Подобная ситуация способствовала увеличению этнических националистических движений в конце двадцатого века, снабдив их неубедительными аргументами в пользу жизнеспособности, например, независимой Корсики или Канарских островов. Неубедительными, потому что единственным видом независимости, достигнутым в результате такого отделения территории, было сугубо политическое отделение от национального государства, с которым эти территории первоначально были связаны. Экономически отделение должно было почти наверняка сделать их более зависимыми от транснациональных корпораций, поскольку самым подходящим миром для таких гигантов является мир, населенный карликовыми государствами или вообще лишенный государственности.
V
V
Было понятно, что промышленность переориентируется с высокооплачиваемого труда на низкооплачиваемый, как только это станет технически возможным и рентабельным, и открытие, что некоторые рабочие с темным цветом кожи бывают не менее профессиональными и образованными, чем белые рабочие, добавило преимуществ высокотехнологичным отраслям, размещающимся в странах третьего мира. Однако имелась еще более убедительная причина того, почему экономическому буму в “золотую эпоху” суждено было привести к смещению от старых промышленных центров. Это было своеобразное “кейнсианское” сочетание экономического роста капиталистической экономики, основанной на массовом потреблении со стороны, с полностью занятой, высокооплачиваемой и хорошо защищенной рабочей силой.

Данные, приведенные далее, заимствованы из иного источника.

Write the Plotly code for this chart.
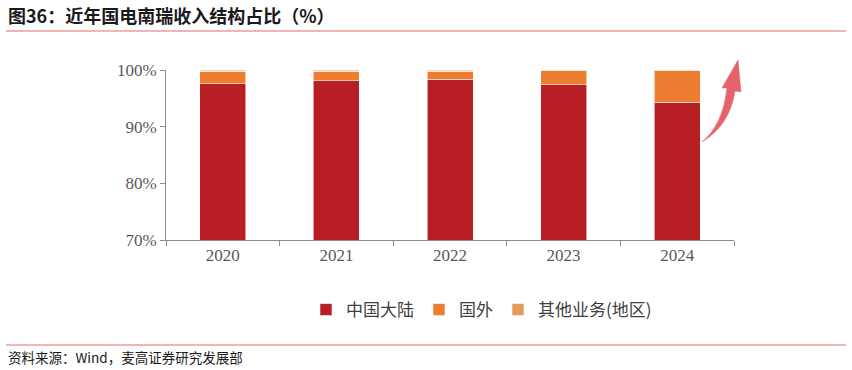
import plotly.graph_objects as go

years = ["2020", "2021", "2022", "2023", "2024"]
mainland = [97.6, 98.1, 98.4, 97.4, 94.3]
overseas = [2.2, 1.7, 1.4, 2.6, 5.7]
other = [0.2, 0.2, 0.2, 0.0, 0.0]
series_names = ["中国大陆", "国外", "其他业务(地区)"]
colors = ["#B81F24", "#ED7D31", "#E39A5B"]

W, H = 852, 370
L, R, T, B = 166, 734, 70, 240  # plot area in pixels

def px(x):
    return (x - L) / (R - L)

def py(y):
    return (B - y) / (B - T)

fig = go.Figure()
for name, vals, col in zip(series_names, [mainland, overseas, other], colors):
    fig.add_trace(go.Bar(
        x=years, y=vals, name=name,
        marker=dict(color=col, line=dict(color="rgba(255,255,255,0.55)", width=1)),
    ))

cjk = "Noto Sans CJK SC"
serif = "Liberation Serif"

fig.update_layout(
    width=W, height=H,
    margin=dict(l=L, r=W - R, t=T, b=H - B),
    barmode="stack",
    bargap=0.595,
    plot_bgcolor="white", paper_bgcolor="white",
    showlegend=True,
    legend=dict(
        orientation="h", x=px(306), y=py(310), xanchor="left", yanchor="middle",
        font=dict(family=cjk, size=17, color="#404040"),
        traceorder="normal", itemwidth=30,
    ),
    xaxis=dict(
        showline=True, linecolor="#8C8C8C", linewidth=1,
        ticks="outside", ticklen=5, tickcolor="#8C8C8C", tickson="boundaries",
        tickfont=dict(family=serif, size=17, color="#595959"),
        showgrid=False,
    ),
    yaxis=dict(
        range=[70, 100], tickvals=[70, 80, 90, 100],
        ticktext=["70%", "80%", "90%", "100%"],
        showline=True, linecolor="#8C8C8C", linewidth=1,
        ticks="outside", ticklen=5, tickcolor="#8C8C8C",
        tickfont=dict(family=serif, size=17, color="#595959"),
        showgrid=False, zeroline=False,
    ),
)

# Title
fig.add_annotation(
    text="<b>图36：近年国电南瑞收入结构占比（%）</b>",
    xref="paper", yref="paper", x=px(6), y=py(15), xanchor="left", yanchor="middle",
    showarrow=False, font=dict(family=cjk, size=18, color="#1a1a1a"),
)
# Source
fig.add_annotation(
    text="资料来源：Wind，麦高证券研究发展部",
    xref="paper", yref="paper", x=px(6), y=py(357), xanchor="left", yanchor="middle",
    showarrow=False, font=dict(family=cjk, size=13.5, color="#1a1a1a"),
)
# Red separator lines
for yy in (31, 345):
    fig.add_shape(type="line", xref="paper", yref="paper",
                  x0=px(6), x1=px(846), y0=py(yy), y1=py(yy),
                  line=dict(color="#E46C6C", width=1.2))

# Curved arrow
pts = [("M", [(702, 142)]),
       ("Q", [(723, 125), (727, 88)]),
       ("L", [(722, 88)]),
       ("L", [(738, 60)]),
       ("L", [(741, 92)]),
       ("L", [(735, 91)]),
       ("Q", [(730, 125), (702, 142)])]
path = ""
for cmd, plist in pts:
    path += cmd + " " + " ".join(f"{px(a):.5f},{py(b):.5f}" for a, b in plist) + " "
path += "Z"
fig.add_shape(type="path", xref="paper", yref="paper", path=path,
              fillcolor="#E5636A", line=dict(color="#E5636A", width=0.5))

fig.write_html("out.html")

Это сочетание, как мы убедились, было политическим конструктом. Оно опиралось на эффективный политический консенсус левых и правых партий в большинстве западных стран, где экстремистские фашистские и ультранационалистические элементы были устранены с политической сцены Второй мировой войной, а левые радикалы – “холодной войной”. Оно также основывалось на открытом или негласном соглашении между работодателями и рабочими организациями о том, что требования рабочих должны оставаться в рамках, не препятствующих прибылям и перспективам высоких прибылей, достаточных, чтобы оправдать огромные капиталовложения, без которых стремительный рост производительности труда в “золотую эпоху” не мог бы быть достигнут. В шестнадцати самых промышленно развитых рыночных экономиках капиталовложения увеличивались на 4,5 % в год, что примерно в три раза превышало рост капиталовложений с 1870 по 1913 год, даже принимая во внимание гораздо меньший рост инвестиций в Северной Америке, снижавший общие показатели (Maddison, 1982, Table 5.1, p. 96). Однако на деле это соглашение являлось трехсторонним, поскольку в нем были задействованы, формально или нет, правительства, координировавшие переговоры между трудом и капиталом, которые теперь назывались (по крайней мере в Германии) “социальными партнерами”. После окончания “золотой эпохи” эти соглашения начали подвергаться яростной критике со стороны догматиков свободного рынка, называвших их “корпоратизмом” – словом, вызывавшим полузабытые и неуместные в данном случае ассоциации с межвоенным фашизмом.